Un aspect important à noter dans cette étude est le taux de rétention élevé, puisque 88 % des participants ont complété le résultat primaire. En outre, l'essai a été mené à grande échelle et a rassemblé de nombreux participants. Les rapports ont été établis conformément à la déclaration CONSORT et l'essai a été enregistré de manière prospective.
Les personnes qui se sont inscrites n'avaient aucune idée de l'objectif de l'étude, puisqu'on leur a seulement dit qu'elles étaient invitées à participer à une recherche sur les maux de dos.

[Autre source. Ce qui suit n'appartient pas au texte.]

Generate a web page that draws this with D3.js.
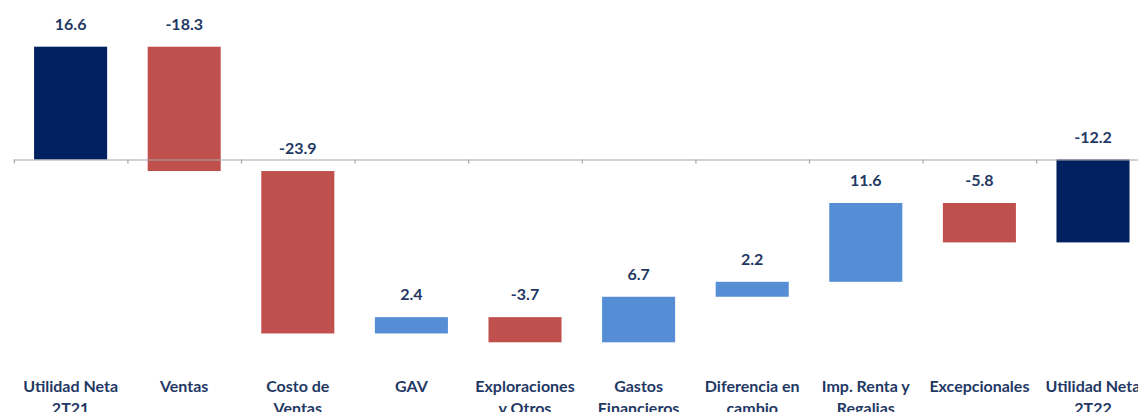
<!DOCTYPE html>
<html>
<head>
<meta charset="utf-8">
<script src="https://cdn.jsdelivr.net/npm/d3@7"></script>
<style>
  html, body { margin: 0; padding: 0; background: #ffffff; }
  svg { display: block; }
</style>
</head>
<body>
<svg id="chart" width="1138" height="412"></svg>
<script>
const categories = [
  ["Utilidad Neta", "2T21"],
  ["Ventas"],
  ["Costo de", "Ventas"],
  ["GAV"],
  ["Exploraciones", "y Otros"],
  ["Gastos", "Financieros"],
  ["Diferencia en", "cambio"],
  ["Imp. Renta y", "Regalias"],
  ["Excepcionales"],
  ["Utilidad Neta", "2T22"]
];
const values = [16.6, -18.3, -23.9, 2.4, -3.7, 6.7, 2.2, 11.6, -5.8, -12.2];
const isTotal = [true, false, false, false, false, false, false, false, false, true];
const valueLabels = ["16.6", "-18.3", "-23.9", "2.4", "-3.7", "6.7", "2.2", "11.6", "-5.8", "-12.2"];

const colors = { total: "#002060", neg: "#C0504D", pos: "#558ED5" };
const textColor = "#1F3864";
const fontFamily = "Lato, 'Open Sans', sans-serif";

// waterfall bars
let running = 0;
const bars = values.map((v, i) => {
  let y0, y1, kind;
  if (isTotal[i]) { y0 = 0; y1 = v; running = v; kind = "total"; }
  else { y0 = running; y1 = running + v; running = y1; kind = v < 0 ? "neg" : "pos"; }
  return { i, key: categories[i].join(" "), y0, y1, kind, label: valueLabels[i] };
});

const svg = d3.select("#chart");
const x0 = 13.8, step = 113.6;
const x = d3.scaleBand()
  .domain(bars.map(d => d.key))
  .range([x0, x0 + step * categories.length])
  .paddingInner(0.357)
  .paddingOuter(0.357 / 2);

const pxPerUnit = 6.795, zeroY = 159.5;
const y = d3.scaleLinear().domain([-30, 20]).range([zeroY + 30 * pxPerUnit, zeroY - 20 * pxPerUnit]);

// bars
svg.append("g").selectAll("rect").data(bars).join("rect")
  .attr("x", d => x(d.key))
  .attr("width", x.bandwidth())
  .attr("y", d => y(Math.max(d.y0, d.y1)))
  .attr("height", d => Math.abs(y(d.y0) - y(d.y1)))
  .attr("fill", d => colors[d.kind]);

// axis with ticks at category boundaries
const xb = d3.scaleLinear().domain([0, categories.length]).range([x0, x0 + step * categories.length]);
const axis = svg.append("g")
  .attr("transform", `translate(0,${y(0)})`)
  .call(d3.axisBottom(xb).tickValues(d3.range(0, categories.length + 1)).tickSize(4).tickSizeOuter(0).tickFormat(""));
axis.select(".domain").attr("stroke", "#A6A6A6").attr("stroke-width", 1.2);
axis.selectAll(".tick line").attr("stroke", "#A6A6A6").attr("stroke-width", 1.2);

// value labels
svg.append("g").selectAll("text").data(bars).join("text")
  .attr("x", d => x(d.key) + x.bandwidth() / 2)
  .attr("y", d => y(Math.max(d.y0, d.y1)) - 16.7)
  .attr("text-anchor", "middle")
  .attr("font-family", fontFamily)
  .attr("font-weight", "bold")
  .attr("font-size", "16px")
  .attr("fill", textColor)
  .text(d => d.label);

// category labels
const cat = svg.append("g").selectAll("text").data(bars).join("text")
  .attr("x", d => x(d.key) + x.bandwidth() / 2)
  .attr("y", 392)
  .attr("text-anchor", "middle")
  .attr("font-family", fontFamily)
  .attr("font-weight", "bold")
  .attr("font-size", "16px")
  .attr("fill", textColor);
cat.each(function(d) {
  const t = d3.select(this);
  categories[d.i].forEach((line, k) => {
    t.append("tspan")
      .attr("x", x(d.key) + x.bandwidth() / 2)
      .attr("dy", k === 0 ? 0 : 21.7)
      .text(line);
  });
});
</script>
</body>
</html>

L'hypothèse n'a donc pas été divulguée. De plus, le groupe de contrôle ne connaissait pas l'existence d'un groupe d'intervention. Comme tout a été enregistré à l'aide d'une enquête en ligne, les participants, les évaluateurs et les analystes n'ont pas été informés de la répartition des groupes.
Les résultats suggèrent que les physiothérapeutes peuvent envisager d'utiliser de brèves vidéos éducatives dans le cadre de leur stratégie visant à améliorer la confiance des patients pour qu'ils augmentent leur activité malgré les douleurs dorsales. Compte tenu de la faible ampleur de l'effet, ces vidéos devraient faire partie d'une approche globale comprenant d'autres interventions éducatives et motivationnelles.
L'étude a démontré qu'une brève intervention vidéo pouvait légèrement améliorer la confiance en soi pour augmenter l'activité malgré les douleurs dorsales. Toutefois, l'ampleur de l'effet était faible et la pertinence clinique pourrait être limitée. La vidéo humoristique n'a pas montré d'avantage significatif par rapport à la vidéo neutre en ce qui concerne l'amélioration de la confiance.